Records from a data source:

------------------------------------------------------------

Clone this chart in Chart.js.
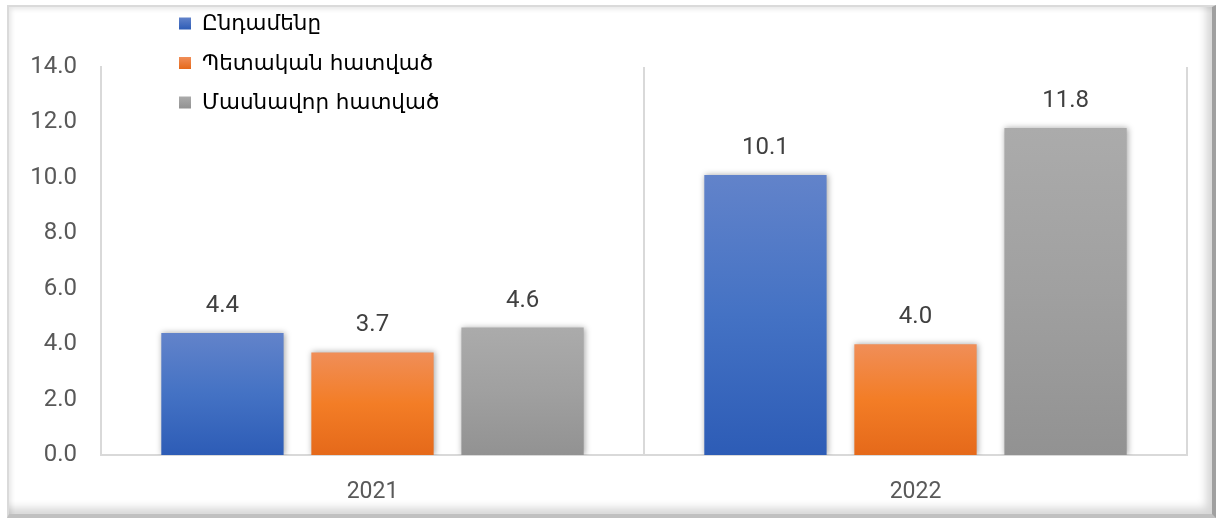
<!DOCTYPE html>
<html>
<head>
<meta charset="utf-8">
<script src="https://cdn.jsdelivr.net/npm/chart.js@4/dist/chart.umd.min.js"></script>
<style>
    html, body { margin: 0; padding: 0; background: #fff; }
    #wrap { position: relative; width: 1219px; height: 524px; overflow: hidden; }
    /* bevelled frame around the chart */
    #frame {
        position: absolute; left: 7px; top: 5px; width: 1203px; height: 507px;
        border-top: 2px solid #dadada; border-left: 2px solid #dadada;
        border-right: 4px solid #a0a0a0; border-bottom: 4px solid #c0c0c0;
        box-shadow: inset -9px -9px 9px -3px rgba(0,0,0,0.16), inset 4px 4px 5px -2px rgba(0,0,0,0.10);
    }
    #chart { position: absolute; left: 0; top: 0; }
</style>
</head>
<body>
<div id="wrap">
    <div id="frame"></div>
    <canvas id="chart" width="1219" height="524"></canvas>
</div>
<script>
// Data
const years = ['2021', '2022'];
const seriesNames = ['Ընդամենը', 'Պետական հատված', 'Մասնավոր հատված'];
const totalValues = [4.4, 10.1];
const publicValues = [3.7, 4.0];
const privateValues = [4.6, 11.8];
const yTicks = [0, 2, 4, 6, 8, 10, 12, 14];

// gradient stops per series (top, middle, bottom)
const gradients = [
    ['#6283ca', '#4472c4', '#2d5cb6'],
    ['#f08e58', '#f37d26', '#e5691a'],
    ['#ababab', '#a0a0a0', '#929292']
];

function barGradient(idx) {
    return function(context) {
        const chart = context.chart;
        if (!chart.chartArea || context.type !== 'data') return gradients[idx][1];
        const yScale = chart.scales.y;
        const top = yScale.getPixelForValue(context.raw);
        const base = yScale.getPixelForValue(0);
        const g = chart.ctx.createLinearGradient(0, top, 0, base);
        g.addColorStop(0, gradients[idx][0]);
        g.addColorStop(0.5, gradients[idx][1]);
        g.addColorStop(1, gradients[idx][2]);
        return g;
    };
}

// soft shadow behind the bars
const barShadow = {
    id: 'barShadow',
    beforeDatasetsDraw(chart) {
        const ctx = chart.ctx;
        ctx.save();
        ctx.shadowColor = 'rgba(0,0,0,0.35)';
        ctx.shadowBlur = 6;
        ctx.shadowOffsetX = 1;
        ctx.shadowOffsetY = 0;
    },
    afterDatasetsDraw(chart) {
        chart.ctx.restore();
    }
};

// values above bars
const valueLabels = {
    id: 'valueLabels',
    afterDatasetsDraw(chart) {
        const ctx = chart.ctx;
        ctx.save();
        ctx.font = '24px Roboto';
        ctx.fillStyle = '#404040';
        ctx.textAlign = 'center';
        ctx.textBaseline = 'bottom';
        chart.data.datasets.forEach((ds, i) => {
            chart.getDatasetMeta(i).data.forEach((bar, j) => {
                ctx.fillText(ds.data[j].toFixed(1), bar.x, bar.y - 15);
            });
        });
        ctx.restore();
    }
};

// legend drawn inside the plot, top left
const innerLegend = {
    id: 'innerLegend',
    afterDraw(chart) {
        const ctx = chart.ctx;
        ctx.save();
        ctx.font = '21.5px "DejaVu Sans", "Noto Sans", sans-serif';
        ctx.textBaseline = 'middle';
        chart.data.datasets.forEach((ds, i) => {
            const y = 23.5 + i * 39.5;
            const g = ctx.createLinearGradient(0, y - 6, 0, y + 6);
            g.addColorStop(0, gradients[i][0]);
            g.addColorStop(1, gradients[i][2]);
            ctx.fillStyle = g;
            ctx.fillRect(179, y - 6, 12, 12);
            ctx.fillStyle = '#000';
            ctx.fillText(ds.label, 202, y + 1);
        });
        ctx.restore();
    }
};

new Chart(document.getElementById('chart'), {
    type: 'bar',
    data: {
        labels: years,
        datasets: [
            { label: seriesNames[0], data: totalValues, backgroundColor: barGradient(0) },
            { label: seriesNames[1], data: publicValues, backgroundColor: barGradient(1) },
            { label: seriesNames[2], data: privateValues, backgroundColor: barGradient(2) }
        ]
    },
    options: {
        responsive: false,
        animation: false,
        layout: { padding: { left: 0, right: 32, top: 67, bottom: 0 } },
        datasets: {
            bar: { categoryPercentage: 0.829, barPercentage: 0.815, borderWidth: 0 }
        },
        plugins: {
            legend: { display: false },
            tooltip: { enabled: false }
        },
        scales: {
            x: {
                grid: { display: true, offset: true, color: '#d9d9d9', lineWidth: 2, drawTicks: false },
                border: { display: true, color: '#d9d9d9', width: 2 },
                ticks: { font: { family: 'Roboto', size: 23 }, color: '#595959', padding: 23 },
                afterFit(scale) { scale.height = 69; }
            },
            y: {
                min: 0,
                max: 14,
                afterBuildTicks(scale) { scale.ticks = yTicks.map(v => ({ value: v })); },
                grid: { display: false, drawTicks: false },
                border: { display: true, color: '#d9d9d9', width: 2 },
                ticks: {
                    font: { family: 'Roboto', size: 24 },
                    color: '#595959',
                    padding: 24,
                    callback: v => v.toFixed(1)
                },
                afterFit(scale) { scale.width = 101; }
            }
        }
    },
    plugins: [barShadow, valueLabels, innerLegend]
});
</script>
</body>
</html>
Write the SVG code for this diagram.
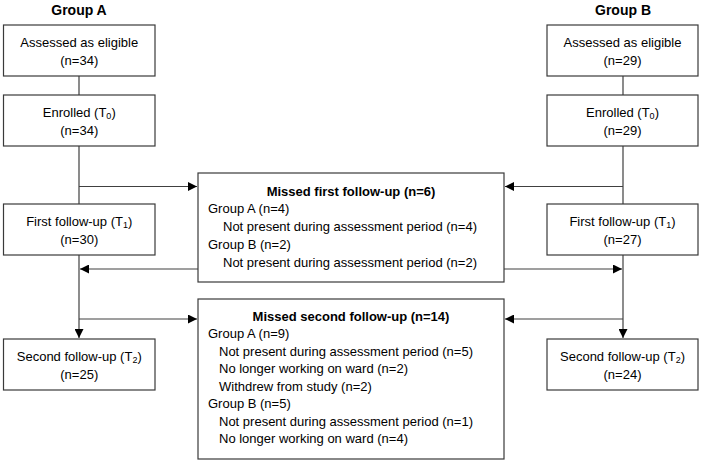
<svg xmlns="http://www.w3.org/2000/svg" width="702" height="463" viewBox="0 0 702 463">
<defs>
<marker id="ah" viewBox="0 0 10 10" refX="10" refY="5" markerWidth="9" markerHeight="9" markerUnits="userSpaceOnUse" orient="auto">
<path d="M0,0 L10,5 L0,10 Z" fill="#000"/>
</marker>
<style>
.box{fill:#fff;stroke:#3a3a3a;stroke-width:1.2}
.t{font-family:"Liberation Sans",Arial,sans-serif;font-size:13px;fill:#000}
.c{text-anchor:middle}
.b{font-weight:bold}
.h{font-family:"Liberation Sans",Arial,sans-serif;font-size:14px;font-weight:bold;text-anchor:middle;fill:#000}
.sub{font-size:9px}
.ln{fill:none;stroke:#404040;stroke-width:1.2}
</style>
</defs>
<rect width="702" height="463" fill="#fff"/>
<text class="h" x="79" y="15">Group A</text>
<text class="h" x="623" y="15">Group B</text>
<g id="connectors">
<path class="ln" d="M79,76 V95 M79,146 V204"/>
<path class="ln" d="M79,186.5 H197" marker-end="url(#ah)"/>
<path class="ln" d="M79,255 V338" marker-end="url(#ah)"/>
<path class="ln" d="M198,269 H80" marker-end="url(#ah)"/>
<path class="ln" d="M79,319 H197" marker-end="url(#ah)"/>
<path class="ln" d="M623,76 V95 M623,146 V204"/>
<path class="ln" d="M623,186.5 H505" marker-end="url(#ah)"/>
<path class="ln" d="M623,255 V338" marker-end="url(#ah)"/>
<path class="ln" d="M504,269 H622" marker-end="url(#ah)"/>
<path class="ln" d="M623,319 H505" marker-end="url(#ah)"/>
</g>
<g id="a1"><rect class="box" x="3.5" y="25" width="151.5" height="51"/>
<text class="t c" x="79.25" y="46.5">Assessed as eligible</text><text class="t c" x="79.25" y="64.5">(n=34)</text></g>
<g id="a2"><rect class="box" x="3.5" y="95" width="151.5" height="51"/>
<text class="t c" x="79.25" y="116.5">Enrolled (T<tspan class="sub" dy="2">0</tspan><tspan dy="-2">)</tspan></text><text class="t c" x="79.25" y="134.5">(n=34)</text></g>
<g id="a3"><rect class="box" x="3.5" y="204" width="151.5" height="51"/>
<text class="t c" x="79.25" y="225.5">First follow-up (T<tspan class="sub" dy="2">1</tspan><tspan dy="-2">)</tspan></text><text class="t c" x="79.25" y="243.5">(n=30)</text></g>
<g id="a4"><rect class="box" x="3.5" y="339" width="151.5" height="51"/>
<text class="t c" x="79.25" y="360.5">Second follow-up (T<tspan class="sub" dy="2">2</tspan><tspan dy="-2">)</tspan></text><text class="t c" x="79.25" y="378.5">(n=25)</text></g>
<g id="b1"><rect class="box" x="547" y="25" width="151" height="51"/>
<text class="t c" x="622.5" y="46.5">Assessed as eligible</text><text class="t c" x="622.5" y="64.5">(n=29)</text></g>
<g id="b2"><rect class="box" x="547" y="95" width="151" height="51"/>
<text class="t c" x="622.5" y="116.5">Enrolled (T<tspan class="sub" dy="2">0</tspan><tspan dy="-2">)</tspan></text><text class="t c" x="622.5" y="134.5">(n=29)</text></g>
<g id="b3"><rect class="box" x="547" y="204" width="151" height="51"/>
<text class="t c" x="622.5" y="225.5">First follow-up (T<tspan class="sub" dy="2">1</tspan><tspan dy="-2">)</tspan></text><text class="t c" x="622.5" y="243.5">(n=27)</text></g>
<g id="b4"><rect class="box" x="547" y="339" width="151" height="51"/>
<text class="t c" x="622.5" y="360.5">Second follow-up (T<tspan class="sub" dy="2">2</tspan><tspan dy="-2">)</tspan></text><text class="t c" x="622.5" y="378.5">(n=24)</text></g>
<g id="m1"><rect class="box" x="198" y="173" width="306" height="109"/>
<text class="t c b" x="351" y="195.5">Missed first follow-up (n=6)</text>
<text class="t" x="208" y="213.3">Group A (n=4)</text>
<text class="t" x="223" y="231">Not present during assessment period (n=4)</text>
<text class="t" x="208" y="248.8">Group B (n=2)</text>
<text class="t" x="223" y="266.5">Not present during assessment period (n=2)</text></g>
<g id="m2"><rect class="box" x="198" y="299" width="306" height="160"/>
<text class="t c b" x="351" y="320.5">Missed second follow-up (n=14)</text>
<text class="t" x="208" y="338">Group A (n=9)</text>
<text class="t" x="219" y="355.5">Not present during assessment period (n=5)</text>
<text class="t" x="219" y="373">No longer working on ward (n=2)</text>
<text class="t" x="219" y="390.5">Withdrew from study (n=2)</text>
<text class="t" x="208" y="408">Group B (n=5)</text>
<text class="t" x="219" y="425.5">Not present during assessment period (n=1)</text>
<text class="t" x="219" y="443">No longer working on ward (n=4)</text></g>
</svg>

------------------------------------------------------------

In the entries above, find each line with the word "this" and show it.

Clone this chart in Chart.js.
Write the SVG code for this diagram.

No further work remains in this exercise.